Will fantasizes about Antioch, From Dan Fallon, Vice Chair, Antioch Board of Trustees.

Charlotte Observer, Wed, Aug. 01, 2007

Column Mis-characterized Ohio College and Misjudged its Future

George Will has used his highly refined intelligence to establish a solid career by isolating silly incidents, defining them as “liberal,” and then belittling them to the delight of his partisan audience. But even his admirers are likely to agree that his attack on Antioch College (July 15, “Liberalism without learning”) went over the top.

His characterization of this rugged icon of progressive American philosophy as “repressive liberalism unleavened by learning” fits the fantasy he describes, while veering madly off course from the subject of his essay. Some clarification is in order.

Passionate discussion by the board of trustees concerning suspension of operations at Antioch College left little doubt that the difficult vote was not based upon failure of the college’s academic program, but rather on an unsustainable business model that threatened its financial basis.

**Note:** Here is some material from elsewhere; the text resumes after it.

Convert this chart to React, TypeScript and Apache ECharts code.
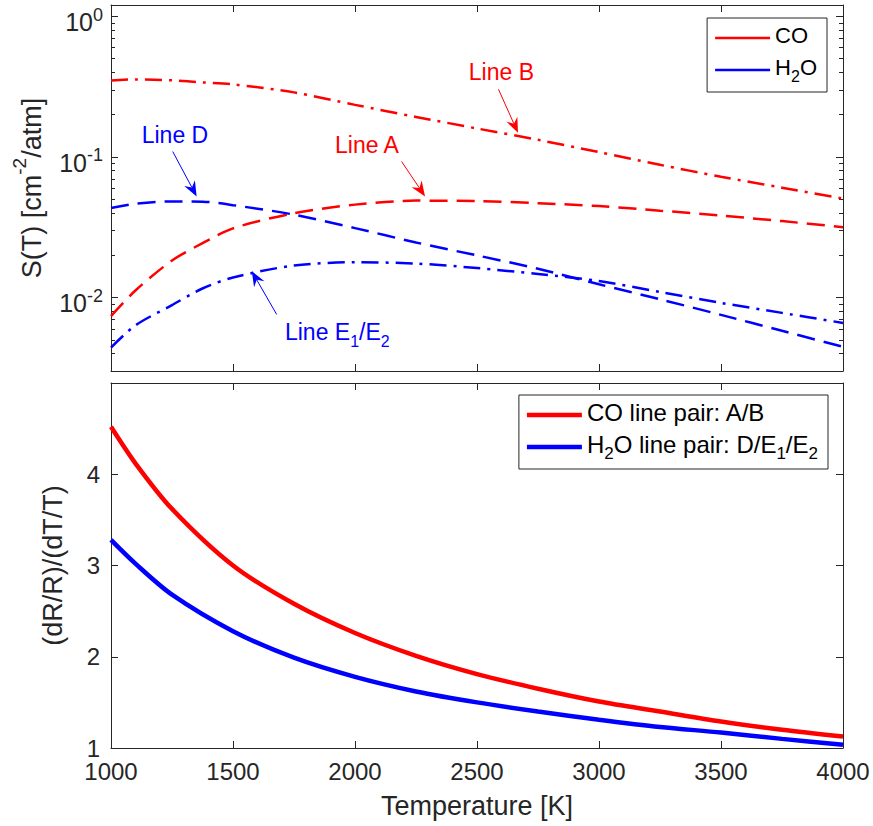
import React, { useEffect, useRef } from 'react';
import * as echarts from 'echarts';

// ---------- data ----------
const T_TOP = [1000, 1100, 1250, 1375, 1500, 1750, 2000, 2250, 2500, 2750, 3000, 3250, 3500, 3750, 4000];
const LINE_A = [0.00737, 0.0112, 0.0183, 0.0243, 0.031, 0.0397, 0.0457, 0.0488, 0.0484, 0.0468, 0.0446, 0.0414, 0.0382, 0.0349, 0.0316];
const LINE_B = [0.348, 0.355, 0.35, 0.338, 0.327, 0.287, 0.234, 0.192, 0.159, 0.132, 0.108, 0.0877, 0.0721, 0.0603, 0.0504];
const LINE_D = [0.0433, 0.0464, 0.0482, 0.048, 0.0453, 0.0388, 0.0311, 0.0246, 0.0199, 0.016, 0.0124, 0.0097, 0.00752, 0.00579, 0.00446];
const LINE_E = [0.0044, 0.00633, 0.00882, 0.01158, 0.01386, 0.01686, 0.01779, 0.01742, 0.01618, 0.01468, 0.01309, 0.01094, 0.00915, 0.00777, 0.00659];

const T_BOT = [1000, 1100, 1250, 1500, 1750, 2000, 2250, 2500, 2750, 3000, 3250, 3500, 3750, 4000];
const CO_PAIR = [4.52, 4.12, 3.62, 3.0, 2.58, 2.26, 2.01, 1.81, 1.65, 1.51, 1.4, 1.29, 1.2, 1.125];
const H2O_PAIR = [3.28, 3.02, 2.68, 2.28, 1.99, 1.78, 1.62, 1.5, 1.4, 1.31, 1.23, 1.17, 1.1, 1.035];

const X_MIN = 1000;
const X_MAX = 4000;
const X_STEP = 500;
const S_MIN = 0.003;
const S_MAX = 1.2;
const R_MIN = 1;
const R_MAX = 5;
const R_STEP = 1;
const MINOR_TICKS = [0.004, 0.005, 0.006, 0.007, 0.008, 0.009, 0.02, 0.03, 0.04, 0.05, 0.06, 0.07, 0.08, 0.09, 0.2, 0.3, 0.4, 0.5, 0.6, 0.7, 0.8, 0.9];

const TOP_LEGEND = ['CO', 'H2O'];
const BOT_LEGEND = ['CO line pair: A/B', 'H2O line pair: D/E1/E2'];

// annotations, in data coordinates of the upper panel
const ANNOTATIONS = [
  { text: '{n|Line B}', color: 'red', label: [2600, 0.38], tail: [2588, 0.302], tip: [2668, 0.148], align: 'center' },
  { text: '{n|Line A}', color: 'red', label: [2049, 0.116], tail: [2191, 0.0926], tip: [2287, 0.0523], align: 'center' },
  { text: '{n|Line D}', color: 'blue', label: [1262, 0.136], tail: [1253, 0.109], tip: [1351, 0.0523], align: 'center' },
  { text: '{n|Line E}{s|1}{n|/E}{s|2}', color: 'blue', label: [1713, 0.0054], tail: [1679, 0.00757], tip: [1577, 0.01537], align: 'left' },
];

// ---------- style ----------
const RED = '#ff0000';
const BLUE = '#0000ff';
const AX = '#262626';
const FONT = "'Liberation Sans', Arial, Helvetica, sans-serif";
const TICK_FS = 24;
const LABEL_FS = 27;
const ANNO_FS = 23;

const DASH = [18, 9];
const DASHDOT = [17, 7, 3, 7];

function zip(xs: number[], ys: number[]) {
  return xs.map((x, i) => [x, ys[i]]);
}

function legendFormatter(name: string) {
  if (name === 'CO') return '{n|CO}';
  if (name === 'H2O') return '{n|H}{s|2}{n|O}';
  if (name === 'CO line pair: A/B') return '{n|CO line pair: A/B}';
  return '{n|H}{s|2}{n|O line pair: D/E}{s|1}{n|/E}{s|2}';
}

function legendRich(fs: number, sub: number) {
  return {
    n: { fontSize: fs, fontFamily: FONT, color: '#000', padding: [0, 0, 6, 0] },
    s: { fontSize: sub, fontFamily: FONT, color: '#000', verticalAlign: 'bottom' },
  };
}

function arrow(tail: number[], tip: number[], color: string) {
  const dx = tip[0] - tail[0];
  const dy = tip[1] - tail[1];
  const len = Math.hypot(dx, dy);
  const ux = dx / len;
  const uy = dy / len;
  const px = -uy;
  const py = ux;
  const L = 15;
  const W = 6;
  const N = 10;
  const base = [tip[0] - ux * L, tip[1] - uy * L];
  const notch = [tip[0] - ux * N, tip[1] - uy * N];
  return [
    {
      type: 'line',
      shape: { x1: tail[0], y1: tail[1], x2: notch[0], y2: notch[1] },
      style: { stroke: color, lineWidth: 1 },
      z: 20,
    },
    {
      type: 'polygon',
      shape: {
        points: [tip, [base[0] + px * W, base[1] + py * W], notch, [base[0] - px * W, base[1] - py * W]],
      },
      style: { fill: color },
      z: 20,
    },
  ];
}

const axisLineStyle = { show: true, lineStyle: { color: AX, width: 1 } };
const tickInside = { show: true, inside: true, length: 7, lineStyle: { color: AX, width: 1 } };

export default function App() {
  const ref = useRef<HTMLDivElement>(null);

  useEffect(() => {
    if (!ref.current) return;
    const chart = echarts.init(ref.current, undefined, { renderer: 'svg' });

    const grids = [
      { left: 111, right: 30, top: 5, height: 366 },
      { left: 111, right: 30, top: 383, height: 365 },
    ];

    const xBase = {
      type: 'value',
      min: X_MIN,
      max: X_MAX,
      interval: X_STEP,
      splitLine: { show: false },
      axisLine: axisLineStyle,
      axisTick: tickInside,
    };

    const option: any = {
      animation: false,
      backgroundColor: '#fff',
      grid: grids,
      xAxis: [
        { ...xBase, gridIndex: 0, position: 'bottom', axisLabel: { show: false } },
        { ...xBase, gridIndex: 0, position: 'top', axisLabel: { show: false } },
        {
          ...xBase,
          gridIndex: 1,
          position: 'bottom',
          axisLabel: {
            show: true,
            fontSize: TICK_FS,
            fontFamily: FONT,
            color: AX,
            margin: 13,
            lineHeight: 20,
            formatter: (v: number) => String(v),
          },
          name: 'Temperature [K]',
          nameLocation: 'middle',
          nameGap: 44,
          nameTextStyle: { fontSize: LABEL_FS, fontFamily: FONT, color: AX },
        },
        { ...xBase, gridIndex: 1, position: 'top', axisLabel: { show: false } },
      ],
      yAxis: [
        {
          type: 'log',
          logBase: 10,
          gridIndex: 0,
          position: 'left',
          min: S_MIN,
          max: S_MAX,
          splitLine: { show: false },
          axisLine: axisLineStyle,
          axisTick: tickInside,
          axisLabel: {
            show: true,
            margin: 8,
            formatter: (v: number) => {
              const e = Math.log10(v);
              const r = Math.round(e);
              if (Math.abs(e - r) > 1e-6) return '';
              return `{b|10}{s|${r}}`;
            },
            rich: {
              b: { fontSize: 25, fontFamily: FONT, color: AX, padding: [12, 0, 0, 0] },
              s: { fontSize: 18, fontFamily: FONT, color: AX, verticalAlign: 'top', padding: [8, 0, 0, 0] },
            },
          },
          name: '{a|S(T) [cm}{s|-2}{a|/atm]}',
          nameLocation: 'middle',
          nameGap: 66,
          nameRotate: 90,
          nameTextStyle: {
            fontSize: LABEL_FS,
            fontFamily: FONT,
            color: AX,
            rich: {
              a: { fontSize: LABEL_FS, fontFamily: FONT, color: AX, padding: [8, 0, 0, 0] },
              s: { fontSize: 19, fontFamily: FONT, color: AX, verticalAlign: 'top' },
            },
          },
        },
        {
          type: 'log',
          logBase: 10,
          gridIndex: 0,
          position: 'right',
          min: S_MIN,
          max: S_MAX,
          splitLine: { show: false },
          axisLine: axisLineStyle,
          axisTick: tickInside,
          axisLabel: { show: false },
        },
        {
          type: 'value',
          gridIndex: 1,
          position: 'left',
          min: R_MIN,
          max: R_MAX,
          interval: R_STEP,
          splitLine: { show: false },
          axisLine: axisLineStyle,
          axisTick: tickInside,
          axisLabel: {
            show: true,
            fontSize: TICK_FS,
            fontFamily: FONT,
            color: AX,
            margin: 11,
            lineHeight: 20,
            formatter: (v: number) => (v >= R_MAX ? '' : String(v)),
          },
          name: '(dR/R)/(dT/T)',
          nameLocation: 'middle',
          nameGap: 45,
          nameRotate: 90,
          nameTextStyle: { fontSize: LABEL_FS, fontFamily: FONT, color: AX },
        },
        {
          type: 'value',
          gridIndex: 1,
          position: 'right',
          min: R_MIN,
          max: R_MAX,
          interval: R_STEP,
          splitLine: { show: false },
          axisLine: axisLineStyle,
          axisTick: tickInside,
          axisLabel: { show: false },
        },
      ],
      legend: [
        {
          data: TOP_LEGEND,
          orient: 'vertical',
          right: 46,
          top: 18,
          padding: [6, 10, 8, 8],
          itemGap: 10,
          itemWidth: 55,
          itemHeight: 2.5,
          icon: 'rect',
          borderColor: AX,
          borderWidth: 1,
          backgroundColor: '#fff',
          selectedMode: false,
          formatter: legendFormatter,
          textStyle: { fontSize: 22, fontFamily: FONT, color: '#000', rich: legendRich(22, 16) },
        },
        {
          data: BOT_LEGEND,
          orient: 'vertical',
          right: 45,
          top: 395,
          padding: [5, 10, 7, 8],
          itemGap: 8,
          itemWidth: 55,
          itemHeight: 4.5,
          icon: 'rect',
          borderColor: AX,
          borderWidth: 1,
          backgroundColor: '#fff',
          selectedMode: false,
          formatter: legendFormatter,
          textStyle: { fontSize: 24, fontFamily: FONT, color: '#000', rich: legendRich(24, 17) },
        },
      ],
      series: [
        {
          name: 'Line B',
          type: 'line',
          xAxisIndex: 0,
          yAxisIndex: 0,
          data: zip(T_TOP, LINE_B),
          smooth: 0.3,
          showSymbol: false,
          symbol: 'none',
          lineStyle: { color: RED, width: 2.5, type: DASHDOT },
          itemStyle: { color: RED },
        },
        {
          name: 'Line A',
          type: 'line',
          xAxisIndex: 0,
          yAxisIndex: 0,
          data: zip(T_TOP, LINE_A),
          smooth: 0.3,
          showSymbol: false,
          symbol: 'none',
          lineStyle: { color: RED, width: 2.5, type: DASH },
          itemStyle: { color: RED },
        },
        {
          name: 'Line D',
          type: 'line',
          xAxisIndex: 0,
          yAxisIndex: 0,
          data: zip(T_TOP, LINE_D),
          smooth: 0.3,
          showSymbol: false,
          symbol: 'none',
          lineStyle: { color: BLUE, width: 2.5, type: DASH },
          itemStyle: { color: BLUE },
        },
        {
          name: 'Line E',
          type: 'line',
          xAxisIndex: 0,
          yAxisIndex: 0,
          data: zip(T_TOP, LINE_E),
          smooth: 0.3,
          showSymbol: false,
          symbol: 'none',
          lineStyle: { color: BLUE, width: 2.5, type: DASHDOT },
          itemStyle: { color: BLUE },
        },
        {
          name: 'CO',
          type: 'line',
          xAxisIndex: 0,
          yAxisIndex: 0,
          data: [],
          symbol: 'none',
          lineStyle: { color: RED, width: 2.5, type: 'solid' },
          itemStyle: { color: RED },
        },
        {
          name: 'H2O',
          type: 'line',
          xAxisIndex: 0,
          yAxisIndex: 0,
          data: [],
          symbol: 'none',
          lineStyle: { color: BLUE, width: 2.5, type: 'solid' },
          itemStyle: { color: BLUE },
        },
        {
          name: 'minor ticks',
          type: 'custom',
          xAxisIndex: 0,
          yAxisIndex: 0,
          silent: true,
          data: MINOR_TICKS.map((v) => [X_MIN, v]),
          renderItem: (params: any, api: any) => {
            const v = api.value(1);
            const l = api.coord([X_MIN, v]);
            const r = api.coord([X_MAX, v]);
            const y = Math.round(l[1]) + 0.5;
            return {
              type: 'group',
              children: [
                { type: 'line', shape: { x1: l[0], y1: y, x2: l[0] + 4, y2: y }, style: { stroke: AX, lineWidth: 1 } },
                { type: 'line', shape: { x1: r[0] - 4, y1: y, x2: r[0], y2: y }, style: { stroke: AX, lineWidth: 1 } },
              ],
            };
          },
        },
        {
          name: 'CO line pair: A/B',
          type: 'line',
          xAxisIndex: 2,
          yAxisIndex: 2,
          data: zip(T_BOT, CO_PAIR),
          smooth: 0.3,
          showSymbol: false,
          symbol: 'none',
          lineStyle: { color: RED, width: 4.5 },
          itemStyle: { color: RED },
        },
        {
          name: 'H2O line pair: D/E1/E2',
          type: 'line',
          xAxisIndex: 2,
          yAxisIndex: 2,
          data: zip(T_BOT, H2O_PAIR),
          smooth: 0.3,
          showSymbol: false,
          symbol: 'none',
          lineStyle: { color: BLUE, width: 4.5 },
          itemStyle: { color: BLUE },
        },
      ],
    };

    chart.setOption(option);

    const graphics: any[] = [];
    ANNOTATIONS.forEach((a) => {
      const color = a.color === 'red' ? RED : BLUE;
      const lp = chart.convertToPixel({ xAxisIndex: 0, yAxisIndex: 0 }, a.label) as number[];
      const tp = chart.convertToPixel({ xAxisIndex: 0, yAxisIndex: 0 }, a.tail) as number[];
      const ip = chart.convertToPixel({ xAxisIndex: 0, yAxisIndex: 0 }, a.tip) as number[];
      graphics.push({
        type: 'text',
        x: lp[0],
        y: lp[1],
        z: 20,
        style: {
          text: a.text,
          fill: color,
          fontSize: ANNO_FS,
          fontFamily: FONT,
          align: a.align,
          verticalAlign: 'middle',
          textAlign: a.align,
          textVerticalAlign: 'middle',
          rich: {
            n: { fill: color, fontSize: ANNO_FS, fontFamily: FONT, padding: [0, 0, 6, 0] },
            s: { fill: color, fontSize: 16, fontFamily: FONT, verticalAlign: 'bottom' },
          },
        },
      });
      arrow(tp, ip, color).forEach((g) => graphics.push(g));
    });
    chart.setOption({ graphic: graphics });

    return () => {
      chart.dispose();
    };
  }, []);

  return (
    <div
      ref={ref}
      style={{ position: 'absolute', left: 0, top: 0, width: 873, height: 826, background: '#fff' }}
    />
  );
}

A flawed financial strategy can be repaired. The board’s decision marks the fourth time in its more than 150 years that this college has suspended operations, only to reopen as a more vigorous institution. The board expects Antioch College to open its doors to coming generations of students no later than 2012, secure enough to sustain its existence indefinitely into the future. To achieve that goal, the college needs now to generate the endowment that in its storied history it never secured.

I graduated from Antioch College in a different era, when my fellow students included Eleanor Holmes Norton and Stephen Jay Gould, to mention only two whose names are widely recognized. Times change, but even with dwindling
enrollment a demanding Antioch College faculty has been rewarded by outstanding graduates, as indicated, for example, by the college’s recent ranking among national leaders in the production of Ph.D. degrees, and in its consistent placement for the last decade among the top institutions in the country on the most envied dimensions of the National Survey of Student Engagement.

A splendid academic innovator, Antioch College is a leader. It developed co-operative education, academic study abroad, outcomes-based assessment of rigorous liberal education outcomes, and collegiate governance that treated students from their first moment on campus as responsible participating adults in an organic community focused in inquiry, knowledge and growth.

A landmark of progressive collegiate education, its permanent absence would leave a searing void in the landscape of U.S. higher education. The board I have observed does not intend to let that happen. We spent years of analysis, deliberation and investment meeting our fiduciary responsibility to Antioch College. The wrenching and conscientious decision we made to suspend operations came at the end of a long chain of actions to benefit the college and was taken in the conviction that at this moment only this step could secure its future.

Instead of childish gloating over what he calls the dotty talk of plans by the board of trustees to re-open Antioch College on a financially secure basis, Will should rejoice that there are Americans committed to preserving the legacy of Horace Mann and Arthur Morgan, two giants of practical American idealism. I am now working, as are thousands of alumni and many others, to rebuild this special, necessary and academically challenging presence in American higher education.